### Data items
┄┄┄┄┄┄┄┄┄┄┄┄┄┄┄┄┄┄┄┄
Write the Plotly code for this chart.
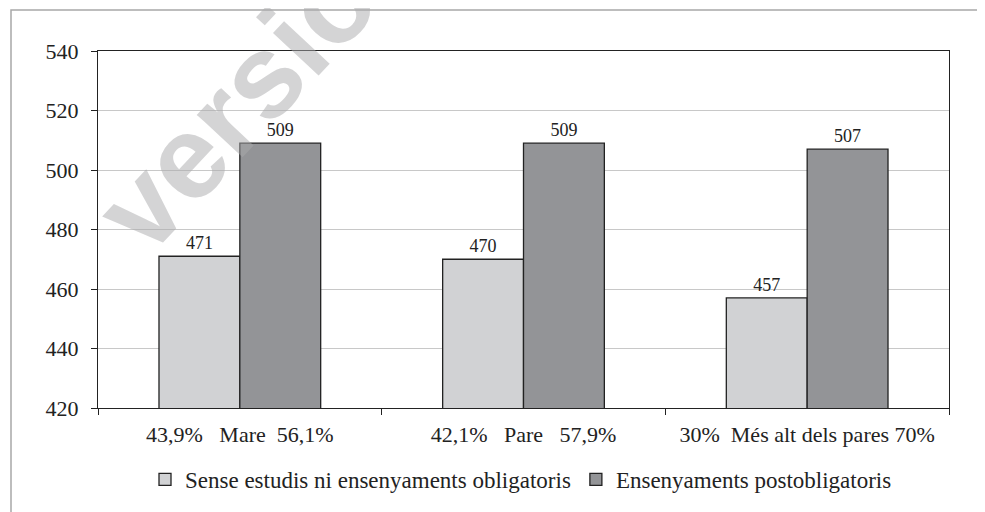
import plotly.graph_objects as go

categories = ["43,9%\u00a0\u00a0 Mare\u00a0 56,1%",
              "42,1%\u00a0\u00a0 Pare\u00a0\u00a0 57,9%",
              "30%\u00a0 Més alt dels pares 70%"]
series_names = ["Sense estudis ni ensenyaments obligatoris",
                "Ensenyaments postobligatoris"]
values_low = [471, 470, 457]
values_high = [509, 509, 507]
y_ticks = [420, 440, 460, 480, 500, 520, 540]

FONT = "Liberation Serif"
colors = ["#d1d2d4", "#939497"]

fig = go.Figure()
for name, vals, col in zip(series_names, [values_low, values_high], colors):
    fig.add_trace(go.Bar(
        x=categories, y=vals, name=name,
        marker=dict(color=col, line=dict(color="#222222", width=1.3)),
        text=[str(v) for v in vals], textposition="outside",
        textfont=dict(family=FONT, size=18, color="#222222"),
        cliponaxis=False,
    ))

OFF = 8  # page body margin
W, H = 985 - OFF, 512 - OFF
L, R, T, B = 98 - OFF, 36, 51 - OFF, 103
pw = W - L - R
ph = H - T - B

fig.update_layout(
    width=W, height=H,
    margin=dict(l=L, r=R, t=T, b=B, pad=0),
    paper_bgcolor="white", plot_bgcolor="white",
    barmode="group", bargap=0.43, bargroupgap=0,
    font=dict(family=FONT, size=22, color="#222222"),
    showlegend=True,
    legend=dict(orientation="h", x=(521 - 98) / pw, xanchor="center",
                y=-(458 - 409) / ph, yanchor="top",
                font=dict(family=FONT, size=23, color="#222222"),
                itemwidth=30, traceorder="normal"),
    xaxis=dict(showline=True, linecolor="#222222", linewidth=1.3, mirror=True,
               ticks="outside", tickson="boundaries", ticklen=6,
               tickcolor="#222222", tickwidth=1.3, ticklabelstandoff=6,
               showgrid=False, tickfont=dict(family=FONT, size=22)),
    yaxis=dict(range=[420, 540], tickvals=y_ticks, showline=True,
               linecolor="#222222", linewidth=1.3, mirror=True,
               ticks="outside", ticklen=6, tickcolor="#222222", tickwidth=1.3,
               ticklabelstandoff=8,
               showgrid=True, gridcolor="#c8c8c8", gridwidth=1.3,
               tickfont=dict(family=FONT, size=22), zeroline=False),
    shapes=[dict(type="rect", xref="paper", yref="paper",
                 x0=(11 - 98) / pw, x1=1.2,
                 y0=-0.5, y1=(409 - 10) / ph,
                 line=dict(color="#a8a8a8", width=1.5), fillcolor="rgba(0,0,0,0)",
                 layer="below")],
    annotations=[dict(text="<b>versió</b>", xref="paper", yref="paper",
                      x=(236 - 98) / pw, y=(409 - 104) / ph,
                      xanchor="center", yanchor="middle", showarrow=False,
                      textangle=-47,
                      font=dict(family="Liberation Sans", size=118,
                                color="rgba(170,170,172,0.5)"))],
)

fig.write_html("out.html")
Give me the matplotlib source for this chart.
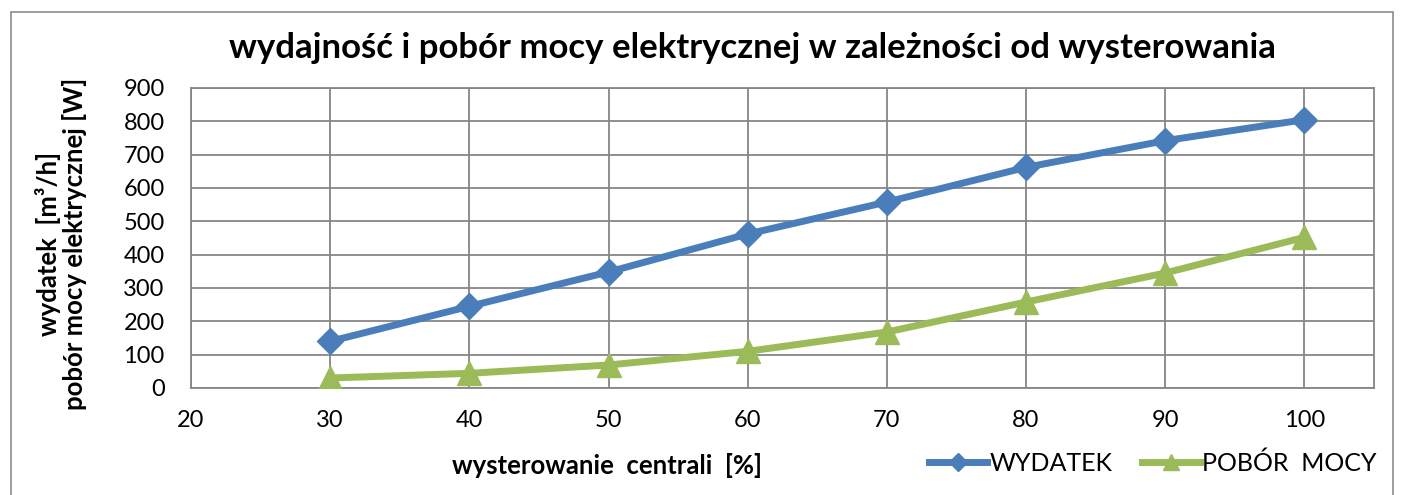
┄┄┄┄┄┄┄┄┄┄┄┄┄┄┄┄┄┄┄┄
### THE TASK
Go back to the records above and write them out exactly, without the pictures.

### WRITTEN SOLUTION
Write the Plotly code for this chart.
import plotly.graph_objects as go

categories = ["43,9%\u00a0\u00a0 Mare\u00a0 56,1%",
              "42,1%\u00a0\u00a0 Pare\u00a0\u00a0 57,9%",
              "30%\u00a0 Més alt dels pares 70%"]
series_names = ["Sense estudis ni ensenyaments obligatoris",
                "Ensenyaments postobligatoris"]
values_low = [471, 470, 457]
values_high = [509, 509, 507]
y_ticks = [420, 440, 460, 480, 500, 520, 540]

FONT = "Liberation Serif"
colors = ["#d1d2d4", "#939497"]

fig = go.Figure()
for name, vals, col in zip(series_names, [values_low, values_high], colors):
    fig.add_trace(go.Bar(
        x=categories, y=vals, name=name,
        marker=dict(color=col, line=dict(color="#222222", width=1.3)),
        text=[str(v) for v in vals], textposition="outside",
        textfont=dict(family=FONT, size=18, color="#222222"),
        cliponaxis=False,
    ))

OFF = 8  # page body margin
W, H = 985 - OFF, 512 - OFF
L, R, T, B = 98 - OFF, 36, 51 - OFF, 103
pw = W - L - R
ph = H - T - B

fig.update_layout(
    width=W, height=H,
    margin=dict(l=L, r=R, t=T, b=B, pad=0),
    paper_bgcolor="white", plot_bgcolor="white",
    barmode="group", bargap=0.43, bargroupgap=0,
    font=dict(family=FONT, size=22, color="#222222"),
    showlegend=True,
    legend=dict(orientation="h", x=(521 - 98) / pw, xanchor="center",
                y=-(458 - 409) / ph, yanchor="top",
                font=dict(family=FONT, size=23, color="#222222"),
                itemwidth=30, traceorder="normal"),
    xaxis=dict(showline=True, linecolor="#222222", linewidth=1.3, mirror=True,
               ticks="outside", tickson="boundaries", ticklen=6,
               tickcolor="#222222", tickwidth=1.3, ticklabelstandoff=6,
               showgrid=False, tickfont=dict(family=FONT, size=22)),
    yaxis=dict(range=[420, 540], tickvals=y_ticks, showline=True,
               linecolor="#222222", linewidth=1.3, mirror=True,
               ticks="outside", ticklen=6, tickcolor="#222222", tickwidth=1.3,
               ticklabelstandoff=8,
               showgrid=True, gridcolor="#c8c8c8", gridwidth=1.3,
               tickfont=dict(family=FONT, size=22), zeroline=False),
    shapes=[dict(type="rect", xref="paper", yref="paper",
                 x0=(11 - 98) / pw, x1=1.2,
                 y0=-0.5, y1=(409 - 10) / ph,
                 line=dict(color="#a8a8a8", width=1.5), fillcolor="rgba(0,0,0,0)",
                 layer="below")],
    annotations=[dict(text="<b>versió</b>", xref="paper", yref="paper",
                      x=(236 - 98) / pw, y=(409 - 104) / ph,
                      xanchor="center", yanchor="middle", showarrow=False,
                      textangle=-47,
                      font=dict(family="Liberation Sans", size=118,
                                color="rgba(170,170,172,0.5)"))],
)

fig.write_html("out.html")
Give me the matplotlib source for this chart.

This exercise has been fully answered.